Re: Loading a simple XHTML transitional document into a org.w3c.dom.Document
Ion Freeman wrote:
I'm just trying to do the simplest thing in the world. Where input
is a java.io.File that contains an transitional XHTML 1.0 file, I do
DocumentBuilderFactory dbf = DocumentBuilderFactory.newInstance
();
dbf.setNamespaceAware(false);
db = dbf.newDocumentBuilder();
Document doc = db.parse(input);
Unfortunately, this tries to pull the DTD from the W3C, and they
didn't like that. So, they give me a 503 error. I tried the
EntityResolver from http://forums.sun.com/thread.jspa?threadID=5244492,
but that just gives me a MalformedURLException. Either way, my parse
fails.
I'm sure that at least tens of thousands of people have written code
to do this, but I can't find a (working) reference online. I think
most of my XML parsing happened when the W3C would just give the DTDs
out -- I understand that they found that unworkable, but I still need
to parse my document.
How should I be doing this?
Download the DTD and the 3 ENT files to your harddrive and tell
the parse to use those.
See code below.
Arne
=======================================================
import java.io.IOException;
import java.io.StringReader;
import javax.xml.parsers.DocumentBuilder;
import javax.xml.parsers.DocumentBuilderFactory;
import org.w3c.dom.Document;
import org.xml.sax.EntityResolver;
import org.xml.sax.InputSource;
import org.xml.sax.SAXException;
public class XhtmlParse {
public static void main(String[] args) throws Exception{
String xml = "<!DOCTYPE html PUBLIC \"-//W3C//DTD XHTML 1.0
Transitional//EN\"
\"http://www.w3.org/TR/xhtml1/DTD/xhtml1-transitional.dtd\">\r\n<html>\r\n<head>\r\n<title>simple
document</title>\r\n</head>\r\n<body>\r\n<p>a simple
paragraph</p>\r\n</body>\r\n</html>";
DocumentBuilderFactory dbf = DocumentBuilderFactory.newInstance();
dbf.setValidating(true);
DocumentBuilder db = dbf.newDocumentBuilder();
db.setEntityResolver(new DTDHandler());
Document doc = db.parse(new InputSource(new StringReader(xml)));
}
}
class DTDHandler implements EntityResolver {
@Override
public InputSource resolveEntity(String publicId, String systemId)

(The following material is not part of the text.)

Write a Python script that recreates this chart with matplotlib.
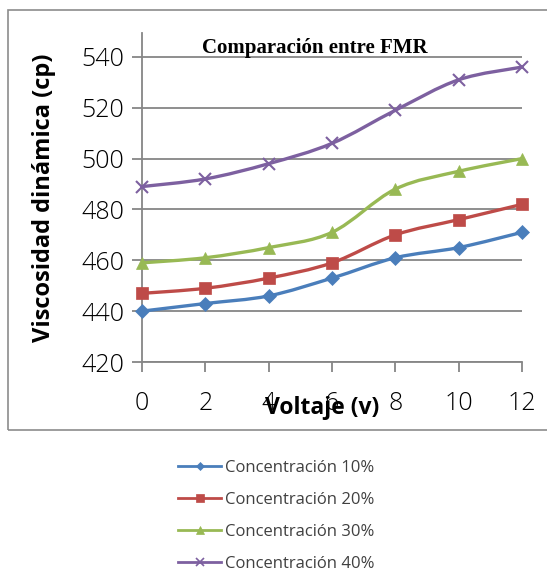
import numpy as np
import matplotlib
matplotlib.use('Agg')
import matplotlib.pyplot as plt
from matplotlib.path import Path
from matplotlib.patches import PathPatch, Rectangle
from matplotlib.lines import Line2D

voltaje = [0, 2, 4, 6, 8, 10, 12]
conc_10 = [440, 443, 446, 453, 461, 465, 471]
conc_20 = [447, 449, 453, 459, 470, 476, 482]
conc_30 = [459, 461, 465, 471, 488, 495, 500]
conc_40 = [489, 492, 498, 506, 519, 531, 536]
series_labels = ['Concentración 10%', 'Concentración 20%',
                 'Concentración 30%', 'Concentración 40%']
colors = ['#4a7ebb', '#be4b48', '#98b954', '#7d60a0']
markers = ['D', 's', '^', 'x']
msizes = [7, 9, 9, 9]


def smooth_path(x, y):
    # excel-like smooth line, bezier through the points
    x = np.asarray(x, float)
    y = np.asarray(y, float)
    verts = [(x[0], y[0])]
    codes = [Path.MOVETO]
    n = len(x)
    for i in range(n - 1):
        x0, y0 = (x[i - 1], y[i - 1]) if i > 0 else (x[i], y[i])
        x3, y3 = (x[i + 2], y[i + 2]) if i + 2 < n else (x[i + 1], y[i + 1])
        c1 = (x[i] + (x[i + 1] - x0) / 6, y[i] + (y[i + 1] - y0) / 6)
        c2 = (x[i + 1] - (x3 - x[i]) / 6, y[i + 1] - (y3 - y[i]) / 6)
        verts += [c1, c2, (x[i + 1], y[i + 1])]
        codes += [Path.CURVE4] * 3
    return Path(verts, codes)


fig = plt.figure(figsize=(5.47, 5.78), dpi=100)
fig.patches.append(Rectangle((8 / 547, 1 - 430 / 578), 1.0, (430 - 10) / 578,
                             transform=fig.transFigure, fill=False,
                             edgecolor='#8c8c8c', lw=1.2))

ax = fig.add_axes([142 / 547, 1 - 362 / 578, 380 / 547, 329 / 578])
grid = '#868686'
for v in [420, 440, 460, 480, 500, 520, 540]:
    ax.axhline(v, color=grid, lw=1.3, zorder=1)

for ys, c, m, ms, lab in zip([conc_10, conc_20, conc_30, conc_40],
                             colors, markers, msizes, series_labels):
    ax.add_patch(PathPatch(smooth_path(voltaje, ys), fill=False,
                           edgecolor=c, lw=2.4, zorder=3))
    ax.plot(voltaje, ys, linestyle='none', marker=m, color=c,
            markersize=ms, markeredgewidth=1.5 if m == 'x' else 0.5,
            zorder=4, clip_on=False)

ax.set_xlim(0, 12)
ax.set_ylim(420, 549.4)
ax.set_xticks(voltaje)
ax.set_yticks([420, 440, 460, 480, 500, 520, 540])
for s in ['top', 'right']:
    ax.spines[s].set_visible(False)
for s in ['left', 'bottom']:
    ax.spines[s].set_color(grid)
    ax.spines[s].set_linewidth(1.3)
ax.tick_params(axis='both', colors=grid, length=7, width=1.3,
               labelcolor='#000000', labelsize=18)
ax.tick_params(axis='x', pad=14)
ax.tick_params(axis='y', pad=6)
for t in ax.get_xticklabels() + ax.get_yticklabels():
    t.set_family('Open Sans')
    t.set_fontweight('light')

ax.set_xlabel('Voltaje (v)', fontsize=16.5, fontweight='bold',
              family='Open Sans')
ax.xaxis.set_label_coords((322 - 142) / 380, -(396 - 362) / 329)
ax.set_ylabel('Viscosidad dinámica (cp)', fontsize=17, fontweight='bold',
              family='Open Sans')
ax.yaxis.set_label_coords(-(142 - 56) / 380, 0.5)
ax.text(0.455, 0.955, 'Comparación entre FMR', transform=ax.transAxes,
        ha='center', va='center', fontsize=15, fontweight='bold',
        family='Liberation Serif')

handles = [Line2D([], [], color=c, marker=m, lw=2, markersize=ms * 0.6,
                  markeredgewidth=1.2 if m == 'x' else 0.5)
           for c, m, ms in zip(colors, markers, msizes)]
leg = fig.legend(handles, series_labels, loc='upper left',
                 bbox_to_anchor=(163 / 547, 1 - 445 / 578), frameon=False,
                 prop={'family': 'Open Sans', 'size': 12},
                 labelspacing=0.95, handlelength=2.6, handletextpad=0.2)
for t in leg.get_texts():
    t.set_color('#404040')

fig.savefig('out.png', dpi=100)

throws SAXException, IOException {
if(systemId.equals("http://www.w3.org/TR/xhtml1/DTD/xhtml1-transitional.dtd"))
{
return new InputSource("C:\\xhtml1-transitional.dtd");
} else
if(systemId.equals("http://www.w3.org/TR/xhtml1/DTD/xhtml-lat1.ent")) {
return new InputSource("C:\\xhtml-lat1.ent");
} else
if(systemId.equals("http://www.w3.org/TR/xhtml1/DTD/xhtml-symbol.ent")) {
return new InputSource("C:\\xhtml-symbol.ent");
} else
if(systemId.equals("http://www.w3.org/TR/xhtml1/DTD/xhtml-special.ent")) {
return new InputSource("C:\\xhtml-special.ent");
} else {
return null;
}
}
}